De facto Abkhazian leader “does not trust” Saakashvili’s peace pledge
By Mzia Kupunia
Thursday, December 16
Sukhumi will not trust President Saakashvili’s peace declarations until Abkhazia receives “clearly confirmed” readiness from the Georgian side to sign a document on non-resumption of military actions, the de facto Abkhazian leader Sergey Baghapsh said on December 14 at the meeting with EU’s Special Representative for the South Caucasus, Peter Semneby in Sukhumi. Apsnypress news agency reported that ahead of the upcoming Geneva talks the de facto president has already sent a special letter expressing Sukhumi’s position on this issue to UN Secretary General Ban Ki Moon.
The de facto Abkhazian leader criticized the European and the US authorities, blaming them of being “engaged and supportive towards Georgia. “Sukhumi will substantially correct its position,” Baghapsh told Semneby on Tuesday “We are seeing politically immature, engaged actions of the European structures in terms of supporting Georgia, despite the tragic events of which Georgian side is to blame,” Baghapsh noted. He criticized the US officials as well, saying that the “atmosphere, established lately around Georgian-Abkhazian conflict regulation in terms of the reaction of the European structures and the US senate on declaration of the Georgian President Saakashvili, forces Abkhazia to substantially correct its position.”
Amid the skepticism of the de facto authorities and Moscow officials about a unilateral peace pledge of the Georgian president made on November 23 at the European Parliament, the Georgian side considers Saakashvili’s declaration as one of the most important topics for discussion at the 14th round of Geneva talks on December 16. The Georgian delegation, headed by former first deputy Foreign Minister and currently Secretary of National Security Council, Giga Bokeria, left for Switzerland on Wednesday morning.

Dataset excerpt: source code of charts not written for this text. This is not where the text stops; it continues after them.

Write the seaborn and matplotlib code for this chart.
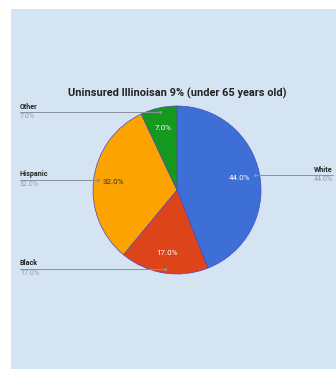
import numpy as np
import matplotlib
matplotlib.use("Agg")
import matplotlib.pyplot as plt
import seaborn as sns
from matplotlib.patches import Rectangle

# dados do grafico
categorias = ["White", "Black", "Hispanic", "Other"]
valores = [44.0, 17.0, 32.0, 7.0]
cores = ["#3d6fd6", "#de4419", "#fda300", "#14991c"]
cor_texto_pct = ["white", "white", "#333333", "white"]
lado = ["right", "left", "left", "left"]
titulo = "Uninsured Illinoisan 9% (under 65 years old)"

sns.set_style("white")
plt.rcParams["font.family"] = ["Roboto", "DejaVu Sans"]

W, H = 336, 369
fig = plt.figure(figsize=(W / 100, H / 100), dpi=100)
fig.patch.set_facecolor("white")
ax = fig.add_axes([0, 0, 1, 1])

# painel azul claro
ax.add_patch(Rectangle((11, 0), W - 11, H - 9, facecolor="#d5e4f3", edgecolor="none", zorder=0))

cx, cy, r = 177, H - 190, 84
wedges, textos, autotextos = ax.pie(
    valores, colors=cores, startangle=90, counterclock=False,
    center=(cx, cy), radius=r, autopct="%1.1f%%", pctdistance=0.76,
    wedgeprops=dict(edgecolor="#4b47c4", linewidth=0.5),
    textprops=dict(fontsize=5.8), frame=True)
ax.set_xlim(0, W)
ax.set_ylim(0, H)
ax.axis("off")
for t, c in zip(autotextos, cor_texto_pct):
    t.set_color(c)

ax.text(cx, H - 93, titulo, ha="center", va="center", fontsize=7.9,
        fontweight="bold", color="#222222")

# linhas guia e rotulos
for w, nome, v, ld in zip(wedges, categorias, valores, lado):
    ang = np.deg2rad((w.theta1 + w.theta2) / 2)
    px = cx + 0.95 * r * np.cos(ang)
    py = cy + 0.95 * r * np.sin(ang)
    xe = 20 if ld == "left" else W - 3
    ax.plot([xe, px], [py, py], color="#8a9199", lw=0.7, zorder=5)
    ax.plot([px], [py], "o", ms=1.2, color="#8a9199", zorder=6)
    ha = "left" if ld == "left" else "right"
    ax.text(xe, py + 1.5, nome, ha=ha, va="bottom", fontsize=5.1,
            fontweight="bold", color="#222222")
    ax.text(xe, py - 1.2, f"{v:.1f}%", ha=ha, va="top", fontsize=5.1,
            color="#9a9a9a")

fig.savefig("out.png", dpi=100)
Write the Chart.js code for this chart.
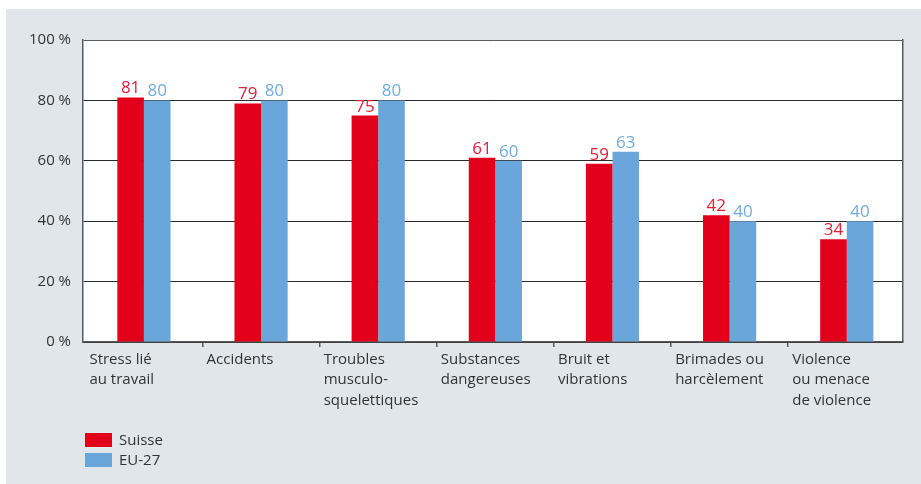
<!DOCTYPE html>
<html>
<head>
<meta charset="utf-8">
<script src="https://cdn.jsdelivr.net/npm/chart.js@4.4.1/dist/chart.umd.min.js"></script>
<style>
  html, body { margin: 0; padding: 0; background: #fff; }
  #panel {
    position: absolute;
    left: 6px; top: 9px;
    width: 915px; height: 475px;
    background: #e1e6ea;
  }
  #chart { display: block; }
</style>
</head>
<body>
<div id="panel">
  <canvas id="chart" width="915" height="475"></canvas>
</div>
<script>
// Data
const categories = [
  ['Stress lié', 'au travail'],
  ['Accidents'],
  ['Troubles', 'musculo-', 'squelettiques'],
  ['Substances', 'dangereuses'],
  ['Bruit et', 'vibrations'],
  ['Brimades ou', 'harcèlement'],
  ['Violence', 'ou menace', 'de violence']
];
const suisse = [81, 79, 75, 61, 59, 42, 34];
const eu27 = [80, 80, 80, 60, 63, 40, 40];
const seriesNames = ['Suisse', 'EU-27'];

const colors = {
  red: '#e2001a',
  redText: '#e3203a',
  blue: '#6aa6da',
  blueText: '#72ace0',
  text: '#333333',
  axis: '#5a5a5a',
  grid: '#2a2a2a'
};

Chart.defaults.font.family = "'Open Sans', 'Noto Sans', sans-serif";
Chart.defaults.color = colors.text;

// White plot background
const plotBackground = {
  id: 'plotBackground',
  beforeDraw(chart) {
    const {ctx, chartArea: a} = chart;
    ctx.save();
    ctx.fillStyle = '#ffffff';
    ctx.fillRect(a.left, a.top, a.right - a.left, a.bottom - a.top);
    ctx.restore();
  }
};

// Value labels above each bar
const valueLabels = {
  id: 'valueLabels',
  afterDatasetsDraw(chart) {
    const ctx = chart.ctx;
    ctx.save();
    ctx.font = "17px 'Open Sans', sans-serif";
    ctx.textAlign = 'center';
    ctx.textBaseline = 'alphabetic';
    chart.data.datasets.forEach((ds, i) => {
      const meta = chart.getDatasetMeta(i);
      ctx.fillStyle = ds.labelColor;
      meta.data.forEach((bar, j) => {
        ctx.fillText(ds.data[j], bar.x, bar.y - 4);
      });
    });
    ctx.restore();
  }
};

// Stacked legend under the axis labels
const stackedLegend = {
  id: 'stackedLegend',
  afterDraw(chart) {
    const ctx = chart.ctx;
    const left = chart.chartArea.left + 2;
    let top = 424;
    ctx.save();
    ctx.font = "15px 'Open Sans', sans-serif";
    ctx.textBaseline = 'middle';
    chart.data.datasets.forEach(ds => {
      ctx.fillStyle = ds.backgroundColor;
      ctx.fillRect(left, top, 27, 14);
      ctx.fillStyle = colors.text;
      ctx.fillText(ds.label, left + 34, top + 7.5);
      top += 20;
    });
    ctx.restore();
  }
};

const ctx = document.getElementById('chart');

new Chart(ctx, {
  type: 'bar',
  data: {
    labels: categories,
    datasets: [
      {
        label: seriesNames[0],
        data: suisse,
        backgroundColor: colors.red,
        labelColor: colors.redText
      },
      {
        label: seriesNames[1],
        data: eu27,
        backgroundColor: colors.blue,
        labelColor: colors.blueText
      }
    ]
  },
  options: {
    responsive: false,
    animation: false,
    events: [],
    categoryPercentage: 0.454,
    barPercentage: 1,
    layout: {
      padding: { left: 0, top: 31, right: 18, bottom: 0 }
    },
    plugins: {
      legend: { display: false },
      tooltip: { enabled: false }
    },
    scales: {
      x: {
        offset: true,
        afterDataLimits(scale) {
          // groups sit slightly right of the axis line
          scale.min = -0.02;
        },
        afterBuildTicks(scale) {
          scale.ticks = categories.map((c, i) => ({ value: i }));
        },
        grid: {
          offset: true,
          drawOnChartArea: false,
          drawTicks: true,
          tickLength: 5,
          color: c => (c.index === 0 || c.index >= categories.length) ? 'rgba(0,0,0,0)' : colors.axis,
          lineWidth: 1.5
        },
        border: { display: true, color: colors.axis, width: 1.5 },
        ticks: {
          align: 'start',
          labelOffset: -54.5,
          padding: 3,
          autoSkip: false,
          maxRotation: 0,
          color: colors.text,
          font: { size: 15, lineHeight: 1.34 }
        },
        afterFit(scale) {
          scale.height = 142;
          scale.paddingLeft = 0;
          scale.paddingRight = 0;
        }
      },
      y: {
        min: 0,
        max: 100,
        grid: {
          drawTicks: false,
          color: c => (c.tick && c.tick.value === 100) ? colors.axis : colors.grid,
          lineWidth: 1
        },
        border: { display: true, color: colors.axis, width: 1.5 },
        ticks: {
          stepSize: 20,
          padding: 12,
          color: colors.text,
          font: { size: 15 },
          callback: v => v + ' %'
        },
        afterFit(scale) {
          scale.width = 77;
        }
      },
      y2: {
        position: 'right',
        min: 0,
        max: 100,
        grid: { display: false, drawTicks: false },
        border: { display: true, color: colors.axis, width: 1.5 },
        ticks: { display: false },
        afterFit(scale) {
          scale.width = 0;
        }
      }
    }
  },
  plugins: [plotBackground, valueLabels, stackedLegend]
});
</script>
</body>
</html>
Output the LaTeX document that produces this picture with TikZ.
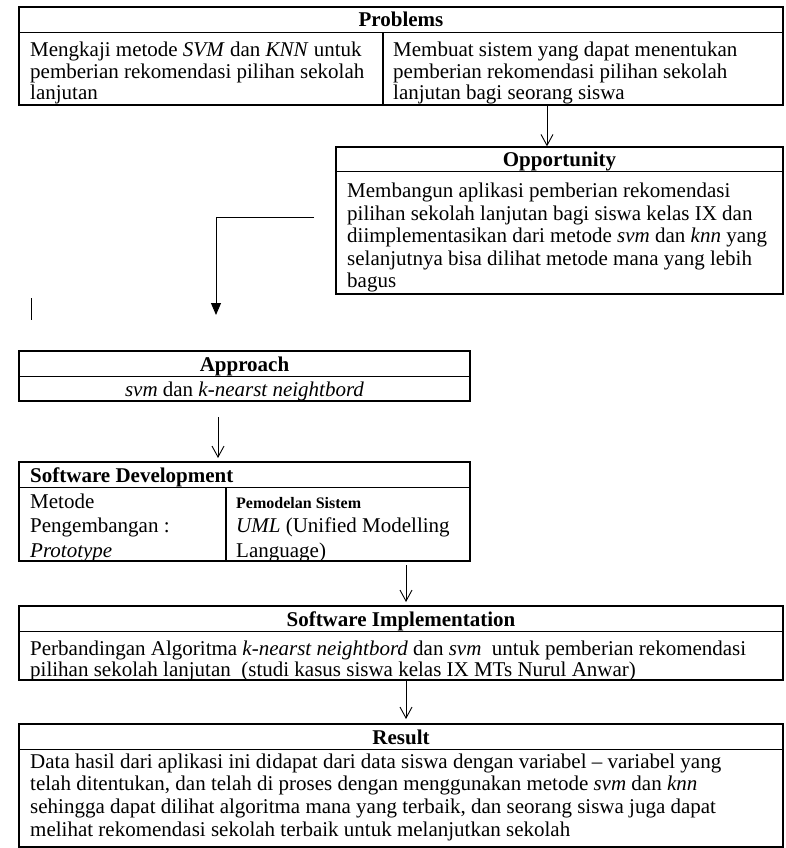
\documentclass[tikz,border=0pt]{standalone}
\usepackage{fontspec}
\setmainfont{Liberation Serif}
\usetikzlibrary{arrows.meta}
\newcommand{\fst}[1]{\rule{0pt}{#1pt}}
\begin{document}
\begin{tikzpicture}[x=1pt,y=-1pt,
  box/.style={draw,line width=1.3pt,rectangle,inner sep=0pt,anchor=center},
  divline/.style={line width=1.1pt},
  title/.style={font=\fontsize{21}{24}\selectfont\bfseries,inner sep=0pt,anchor=base},
  bodyp/.style={font=\fontsize{21}{21.5}\selectfont,align=left,inner sep=0pt,anchor=north west},
  bodyo/.style={font=\fontsize{21}{22.5}\selectfont,align=left,inner sep=0pt,anchor=north west},
  bodys/.style={font=\fontsize{21}{24.5}\selectfont,align=left,inner sep=0pt,anchor=north west},
  bodyi/.style={font=\fontsize{21}{21.5}\selectfont,align=left,inner sep=0pt,anchor=north west},
  bodyr/.style={font=\fontsize{21}{22.7}\selectfont,align=left,inner sep=0pt,anchor=north west},
  openarr/.style={line width=0.9pt,-{Straight Barb[length=11pt,width=12pt,line width=0.9pt]}},
  fillarr/.style={line width=0.9pt,-{Triangle[length=12pt,width=10pt]}}]
\useasboundingbox (0,0) rectangle (786,848);

% boxes
\node[box,minimum width=764pt,minimum height=98pt] (prob) at (401,56) {};
\node[box,minimum width=447pt,minimum height=147pt] (opp) at (559.5,220.5) {};
\node[box,minimum width=451pt,minimum height=50pt] (appr) at (244.5,376) {};
\node[box,minimum width=451pt,minimum height=99pt] (sd) at (244.5,511.5) {};
\node[box,minimum width=764pt,minimum height=74pt] (si) at (401,643) {};
\node[box,minimum width=764pt,minimum height=123pt] (res) at (401,785.5) {};

% header dividers
\draw[divline] ([yshift=-26pt]prob.north west) -- ([yshift=-26pt]prob.north east);
\draw[divline] ([yshift=-25pt]opp.north west) -- ([yshift=-25pt]opp.north east);
\draw[divline] ([yshift=-26pt]appr.north west) -- ([yshift=-26pt]appr.north east);
\draw[divline] ([yshift=-26pt]sd.north west) -- ([yshift=-26pt]sd.north east);
\draw[divline] ([yshift=-26pt]si.north west) -- ([yshift=-26pt]si.north east);
\draw[divline] ([yshift=-26pt]res.north west) -- ([yshift=-26pt]res.north east);
% column dividers
\draw[divline] (383,33) -- (383,105);
\draw[divline] (226,488) -- (226,561);

% titles
\node[title] (probT) at (401,27) {Problems};
\node[title] (oppT) at (559.5,166) {Opportunity};
\node[title] (apprT) at (244.5,371.5) {Approach};
\node[title,anchor=base west] (sdT) at (30,482) {Software Development};
\node[title] (siT) at (401,626) {Software Implementation};
\node[title] (resT) at (401,744) {Result};

% body texts
\node[bodyp] (probL) at (30,33) {\fst{23.5}Mengkaji metode \textit{SVM} dan \textit{KNN} untuk\\pemberian rekomendasi pilihan sekolah\\lanjutan};
\node[bodyp] (probR) at (393,33) {\fst{23.5}Membuat sistem yang dapat menentukan\\pemberian rekomendasi pilihan sekolah\\lanjutan bagi seorang siswa};
\node[bodyo] (oppB) at (347,172) {\fst{25.5}Membangun aplikasi pemberian rekomendasi\\pilihan sekolah lanjutan bagi siswa kelas IX dan\\diimplementasikan dari metode \textit{svm} dan \textit{knn} yang\\selanjutnya bisa dilihat metode mana yang lebih\\bagus};
\node[bodys,anchor=base] (apprB) at (244.5,396.5) {\textit{svm} dan \textit{k-nearst neightbord}};
\node[bodys] (sdL) at (30,488) {\fst{20}Metode\\Pengembangan :\\\textit{Prototype}};
\node[bodys] (sdR) at (236,488) {\fst{20}{\fontsize{16}{24}\selectfont\bfseries Pemodelan Sistem}\\\textit{UML} (Unified Modelling\\Language)};
\node[bodyi] (siB) at (30,632) {\fst{23}Perbandingan Algoritma \textit{k-nearst neightbord} dan \textit{svm}\ \ untuk pemberian rekomendasi\\pilihan sekolah lanjutan\ \ (studi kasus siswa kelas IX MTs Nurul Anwar)};
\node[bodyr] (resB) at (30,750) {\fst{18}Data hasil dari aplikasi ini didapat dari data siswa dengan variabel – variabel yang\\telah ditentukan, dan telah di proses dengan menggunakan metode \textit{svm} dan \textit{knn}\\sehingga dapat dilihat algoritma mana yang terbaik, dan seorang siswa juga dapat\\melihat rekomendasi sekolah terbaik untuk melanjutkan sekolah};

% connectors
\coordinate (x1) at (547,0);
\draw[openarr] (prob.south -| x1) -- (opp.north -| x1);
\coordinate (cs) at (314,217);
\coordinate (ce) at (216,315);
\draw[fillarr] (cs) -| (ce);
\coordinate (st1) at (31,298);
\coordinate (st2) at (31,320);
\draw[line width=0.9pt] (st1) -- (st2);
\coordinate (a2s) at (218,417);
\coordinate (a2e) at (218,458);
\draw[openarr] (a2s) -- (a2e);
\coordinate (a3s) at (406,565);
\coordinate (a3e) at (406,602);
\draw[openarr] (a3s) -- (a3e);
\coordinate (x4) at (406,0);
\coordinate (a4e) at (406,719);
\draw[openarr] (si.south -| x4) -- (a4e);
\end{tikzpicture}
\end{document}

Speaking to the journalists before departure, member of the Georgian delegation, Interior Ministry Analytical Department Chief, Shota Utiashvili stressed the importance of the Geneva talks being held after Saakashvili’s peace initiative. ”Let’s see what the reaction of the Russian officials and of the representatives of the puppet regimes will be on this initiative,” he stated.
Apart from other “traditional issues”, some additional problems will also be discussed in Geneva, Georgian authorities have said. “We will hand to the participants of the meeting materials about the participation of the Russian officer Evgeny Borisov in organizing terrorist acts in Georgia,” Utiashvili noted. In addition, according to the Georgian Foreign Ministry, Tbilisi will raise the issue of the deployment of multiple rocket launcher Smerch in Tskhinvali region, as well as “the facts of destroying” Georgian culture heritage monuments in Georgia’s breakaway regions of Abkhazia and South Ossetia.
Despite the fact that the sides are standing firm on their positions, the Geneva format is a positive thing, Georgian analysts suggest. “Every meeting is a step forward,” analyst Malkhaz Chemia noted. He hailed Saakashvili’s peace initiative, saying that “at last the Georgian government has realised that we don’t need only lands, but we also need Abkhazians and Ossetians.” “Although no agreement is expected to be reached on the issues written in the Geneva talks agenda, we cannot say that the meeting will be held in vain,” the analyst told The Messenger.